Problem description: Please copy the lines below exactly, from the first one through the line showing "from matplotlib.patches import Rectangle".

[Code that draws figures]
## begin
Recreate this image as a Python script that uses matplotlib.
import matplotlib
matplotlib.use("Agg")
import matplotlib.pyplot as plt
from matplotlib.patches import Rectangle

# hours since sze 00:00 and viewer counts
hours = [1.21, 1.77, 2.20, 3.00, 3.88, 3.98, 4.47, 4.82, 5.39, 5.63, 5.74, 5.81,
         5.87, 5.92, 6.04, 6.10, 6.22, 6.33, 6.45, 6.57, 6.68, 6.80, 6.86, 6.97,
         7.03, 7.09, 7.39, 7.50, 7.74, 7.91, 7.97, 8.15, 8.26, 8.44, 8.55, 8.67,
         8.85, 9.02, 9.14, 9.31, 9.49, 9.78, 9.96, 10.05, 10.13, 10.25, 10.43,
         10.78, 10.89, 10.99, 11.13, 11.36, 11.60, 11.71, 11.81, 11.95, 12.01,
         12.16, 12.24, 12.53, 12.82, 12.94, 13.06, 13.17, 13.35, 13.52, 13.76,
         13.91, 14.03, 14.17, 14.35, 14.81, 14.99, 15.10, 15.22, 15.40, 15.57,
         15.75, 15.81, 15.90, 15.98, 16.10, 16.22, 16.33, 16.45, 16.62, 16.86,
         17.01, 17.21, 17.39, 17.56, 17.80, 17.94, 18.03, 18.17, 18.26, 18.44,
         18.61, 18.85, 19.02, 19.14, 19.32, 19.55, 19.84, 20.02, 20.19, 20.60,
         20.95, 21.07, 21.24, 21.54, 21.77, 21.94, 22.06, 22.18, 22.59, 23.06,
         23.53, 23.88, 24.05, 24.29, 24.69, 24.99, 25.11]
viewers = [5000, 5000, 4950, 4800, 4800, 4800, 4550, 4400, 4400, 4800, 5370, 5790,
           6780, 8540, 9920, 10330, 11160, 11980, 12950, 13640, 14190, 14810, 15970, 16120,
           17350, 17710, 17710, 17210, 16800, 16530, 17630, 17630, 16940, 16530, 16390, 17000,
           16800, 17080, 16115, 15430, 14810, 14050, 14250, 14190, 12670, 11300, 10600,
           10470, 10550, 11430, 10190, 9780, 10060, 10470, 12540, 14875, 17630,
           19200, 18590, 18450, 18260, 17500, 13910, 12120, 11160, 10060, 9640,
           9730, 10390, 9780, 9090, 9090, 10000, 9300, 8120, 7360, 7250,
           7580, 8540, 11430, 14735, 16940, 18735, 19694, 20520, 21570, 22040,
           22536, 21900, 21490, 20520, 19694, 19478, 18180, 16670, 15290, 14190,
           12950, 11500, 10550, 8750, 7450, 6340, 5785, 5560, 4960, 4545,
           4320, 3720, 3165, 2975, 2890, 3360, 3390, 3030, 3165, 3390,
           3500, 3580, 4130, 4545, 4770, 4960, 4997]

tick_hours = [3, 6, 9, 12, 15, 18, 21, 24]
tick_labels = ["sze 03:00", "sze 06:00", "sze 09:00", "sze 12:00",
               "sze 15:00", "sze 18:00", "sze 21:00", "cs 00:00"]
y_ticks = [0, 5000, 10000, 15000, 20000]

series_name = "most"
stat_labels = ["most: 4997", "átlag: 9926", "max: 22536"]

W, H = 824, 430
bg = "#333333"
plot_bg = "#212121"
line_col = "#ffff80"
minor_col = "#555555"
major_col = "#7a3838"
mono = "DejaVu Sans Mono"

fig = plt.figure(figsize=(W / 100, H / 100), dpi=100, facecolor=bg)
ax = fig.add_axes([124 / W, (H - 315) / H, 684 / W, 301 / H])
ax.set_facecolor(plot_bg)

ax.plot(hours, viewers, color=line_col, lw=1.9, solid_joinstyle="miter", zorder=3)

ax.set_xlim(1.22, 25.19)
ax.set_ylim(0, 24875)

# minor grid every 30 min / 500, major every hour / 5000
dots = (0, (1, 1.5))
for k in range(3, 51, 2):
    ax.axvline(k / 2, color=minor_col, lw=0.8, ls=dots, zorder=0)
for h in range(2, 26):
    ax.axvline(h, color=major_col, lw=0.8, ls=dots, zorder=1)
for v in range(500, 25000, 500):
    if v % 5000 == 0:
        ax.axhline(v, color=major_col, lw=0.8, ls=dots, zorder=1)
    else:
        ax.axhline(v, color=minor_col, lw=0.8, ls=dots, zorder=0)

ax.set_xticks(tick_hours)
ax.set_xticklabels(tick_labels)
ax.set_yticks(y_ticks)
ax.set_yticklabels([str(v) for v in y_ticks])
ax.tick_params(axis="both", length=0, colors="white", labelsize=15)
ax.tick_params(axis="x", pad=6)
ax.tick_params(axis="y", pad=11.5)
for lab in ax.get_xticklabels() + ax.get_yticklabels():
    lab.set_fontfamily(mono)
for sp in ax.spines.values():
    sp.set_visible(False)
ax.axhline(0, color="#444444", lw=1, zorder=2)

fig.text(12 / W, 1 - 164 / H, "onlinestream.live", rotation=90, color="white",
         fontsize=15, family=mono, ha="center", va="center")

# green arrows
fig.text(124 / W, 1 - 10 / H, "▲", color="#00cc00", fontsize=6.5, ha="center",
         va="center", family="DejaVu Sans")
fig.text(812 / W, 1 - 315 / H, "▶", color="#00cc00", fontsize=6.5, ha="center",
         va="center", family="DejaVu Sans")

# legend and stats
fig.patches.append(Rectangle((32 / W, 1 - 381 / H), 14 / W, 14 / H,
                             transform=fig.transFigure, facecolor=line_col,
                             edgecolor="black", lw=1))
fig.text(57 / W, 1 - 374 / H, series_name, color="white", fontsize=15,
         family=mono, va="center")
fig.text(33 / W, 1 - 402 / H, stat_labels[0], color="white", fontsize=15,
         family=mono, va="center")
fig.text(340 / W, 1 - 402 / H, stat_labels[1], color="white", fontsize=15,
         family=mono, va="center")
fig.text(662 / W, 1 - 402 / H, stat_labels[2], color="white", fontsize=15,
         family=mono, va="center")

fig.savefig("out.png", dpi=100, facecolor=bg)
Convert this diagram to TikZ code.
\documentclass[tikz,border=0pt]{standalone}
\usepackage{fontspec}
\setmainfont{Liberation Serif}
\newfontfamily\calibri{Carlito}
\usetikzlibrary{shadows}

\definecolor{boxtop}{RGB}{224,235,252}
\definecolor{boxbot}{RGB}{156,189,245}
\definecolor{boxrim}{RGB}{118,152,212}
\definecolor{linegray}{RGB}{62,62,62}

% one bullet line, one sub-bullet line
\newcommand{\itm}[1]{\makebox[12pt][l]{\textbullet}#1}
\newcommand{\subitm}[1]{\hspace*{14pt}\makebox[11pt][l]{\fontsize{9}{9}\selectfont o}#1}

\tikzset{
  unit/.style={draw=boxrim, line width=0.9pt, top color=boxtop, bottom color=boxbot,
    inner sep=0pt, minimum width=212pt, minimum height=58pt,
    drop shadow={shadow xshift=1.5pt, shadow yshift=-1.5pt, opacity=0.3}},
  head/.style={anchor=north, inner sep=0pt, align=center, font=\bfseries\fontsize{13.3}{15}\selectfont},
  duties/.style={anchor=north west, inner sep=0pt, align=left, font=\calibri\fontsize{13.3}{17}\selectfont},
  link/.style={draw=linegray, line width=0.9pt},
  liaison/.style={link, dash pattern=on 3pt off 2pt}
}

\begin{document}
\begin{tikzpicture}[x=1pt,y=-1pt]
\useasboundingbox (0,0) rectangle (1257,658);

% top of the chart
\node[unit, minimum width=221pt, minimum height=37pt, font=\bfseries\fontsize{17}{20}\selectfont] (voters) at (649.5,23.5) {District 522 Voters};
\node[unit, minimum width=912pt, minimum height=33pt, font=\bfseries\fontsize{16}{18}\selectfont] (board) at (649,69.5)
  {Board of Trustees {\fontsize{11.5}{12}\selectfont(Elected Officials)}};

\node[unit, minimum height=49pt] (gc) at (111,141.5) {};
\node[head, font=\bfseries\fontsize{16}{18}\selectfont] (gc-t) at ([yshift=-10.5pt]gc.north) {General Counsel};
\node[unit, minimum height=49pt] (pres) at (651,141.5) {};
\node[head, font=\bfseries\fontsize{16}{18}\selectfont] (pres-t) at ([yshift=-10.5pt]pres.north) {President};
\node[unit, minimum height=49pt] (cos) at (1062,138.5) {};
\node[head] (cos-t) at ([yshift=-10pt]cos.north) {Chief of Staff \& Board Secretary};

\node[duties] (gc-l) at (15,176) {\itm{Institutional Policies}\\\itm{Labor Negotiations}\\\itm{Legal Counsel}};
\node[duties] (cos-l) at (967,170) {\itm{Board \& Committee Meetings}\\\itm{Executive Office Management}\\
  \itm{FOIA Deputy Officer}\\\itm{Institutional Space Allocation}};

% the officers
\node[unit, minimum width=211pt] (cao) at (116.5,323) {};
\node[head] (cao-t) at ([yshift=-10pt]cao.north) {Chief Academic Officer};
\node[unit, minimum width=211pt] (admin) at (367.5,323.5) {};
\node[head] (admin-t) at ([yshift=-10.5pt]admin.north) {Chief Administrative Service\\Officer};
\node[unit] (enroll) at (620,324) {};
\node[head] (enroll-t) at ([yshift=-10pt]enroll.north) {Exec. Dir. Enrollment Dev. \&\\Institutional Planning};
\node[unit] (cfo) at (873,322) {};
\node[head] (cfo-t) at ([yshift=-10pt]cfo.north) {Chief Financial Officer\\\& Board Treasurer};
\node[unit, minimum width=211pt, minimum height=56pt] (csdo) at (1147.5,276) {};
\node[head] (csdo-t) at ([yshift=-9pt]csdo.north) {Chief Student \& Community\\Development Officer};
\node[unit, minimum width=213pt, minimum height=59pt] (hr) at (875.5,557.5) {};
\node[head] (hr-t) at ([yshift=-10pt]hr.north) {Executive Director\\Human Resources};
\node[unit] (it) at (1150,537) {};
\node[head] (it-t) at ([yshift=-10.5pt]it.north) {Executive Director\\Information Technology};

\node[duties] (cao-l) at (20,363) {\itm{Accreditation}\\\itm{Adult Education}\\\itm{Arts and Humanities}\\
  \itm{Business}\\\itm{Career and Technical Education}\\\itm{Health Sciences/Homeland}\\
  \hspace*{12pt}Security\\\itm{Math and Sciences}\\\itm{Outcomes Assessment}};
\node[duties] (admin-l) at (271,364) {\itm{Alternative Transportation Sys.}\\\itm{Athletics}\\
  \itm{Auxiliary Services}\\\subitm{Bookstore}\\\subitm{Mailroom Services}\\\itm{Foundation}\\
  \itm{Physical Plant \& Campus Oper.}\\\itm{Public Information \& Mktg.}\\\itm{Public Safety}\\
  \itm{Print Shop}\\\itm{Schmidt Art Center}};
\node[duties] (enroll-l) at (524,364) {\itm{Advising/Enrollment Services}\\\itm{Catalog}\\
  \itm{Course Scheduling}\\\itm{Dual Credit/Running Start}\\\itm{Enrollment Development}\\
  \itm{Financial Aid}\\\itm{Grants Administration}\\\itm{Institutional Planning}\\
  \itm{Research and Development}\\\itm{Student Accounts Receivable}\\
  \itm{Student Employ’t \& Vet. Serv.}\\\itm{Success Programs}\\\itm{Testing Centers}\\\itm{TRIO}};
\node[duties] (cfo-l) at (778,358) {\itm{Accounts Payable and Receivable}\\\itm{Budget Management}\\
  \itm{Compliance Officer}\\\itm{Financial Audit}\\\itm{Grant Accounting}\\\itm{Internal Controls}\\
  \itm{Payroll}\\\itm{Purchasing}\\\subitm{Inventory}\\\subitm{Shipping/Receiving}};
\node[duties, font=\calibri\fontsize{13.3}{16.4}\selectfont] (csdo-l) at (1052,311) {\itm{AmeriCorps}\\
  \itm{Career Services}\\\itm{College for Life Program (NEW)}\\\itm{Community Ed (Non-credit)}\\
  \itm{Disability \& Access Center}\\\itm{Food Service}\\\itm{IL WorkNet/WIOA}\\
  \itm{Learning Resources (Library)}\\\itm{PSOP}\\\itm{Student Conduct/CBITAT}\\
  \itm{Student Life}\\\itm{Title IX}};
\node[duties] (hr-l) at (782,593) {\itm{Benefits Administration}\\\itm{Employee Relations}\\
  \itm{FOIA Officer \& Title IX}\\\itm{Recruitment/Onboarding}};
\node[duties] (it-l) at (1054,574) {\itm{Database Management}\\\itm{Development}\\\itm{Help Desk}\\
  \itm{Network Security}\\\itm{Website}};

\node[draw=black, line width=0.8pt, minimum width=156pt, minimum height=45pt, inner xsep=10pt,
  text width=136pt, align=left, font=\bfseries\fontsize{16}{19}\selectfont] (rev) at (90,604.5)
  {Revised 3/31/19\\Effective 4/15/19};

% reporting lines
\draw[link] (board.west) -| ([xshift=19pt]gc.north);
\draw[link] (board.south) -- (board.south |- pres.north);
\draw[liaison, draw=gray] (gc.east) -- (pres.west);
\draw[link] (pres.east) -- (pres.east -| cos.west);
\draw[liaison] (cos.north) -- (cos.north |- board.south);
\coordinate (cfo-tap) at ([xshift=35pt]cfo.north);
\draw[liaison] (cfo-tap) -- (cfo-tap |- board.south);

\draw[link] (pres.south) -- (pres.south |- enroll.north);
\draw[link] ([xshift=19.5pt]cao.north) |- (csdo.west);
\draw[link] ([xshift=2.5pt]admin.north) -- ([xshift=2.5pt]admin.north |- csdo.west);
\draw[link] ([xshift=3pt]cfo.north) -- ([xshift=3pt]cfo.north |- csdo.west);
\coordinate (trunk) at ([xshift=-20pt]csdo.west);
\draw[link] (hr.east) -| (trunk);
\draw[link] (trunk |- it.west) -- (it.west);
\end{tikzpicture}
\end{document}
## end
Correct output:
Recreate this image as a Python script that uses matplotlib.
import matplotlib
matplotlib.use("Agg")
import matplotlib.pyplot as plt
from matplotlib.patches import Rectangle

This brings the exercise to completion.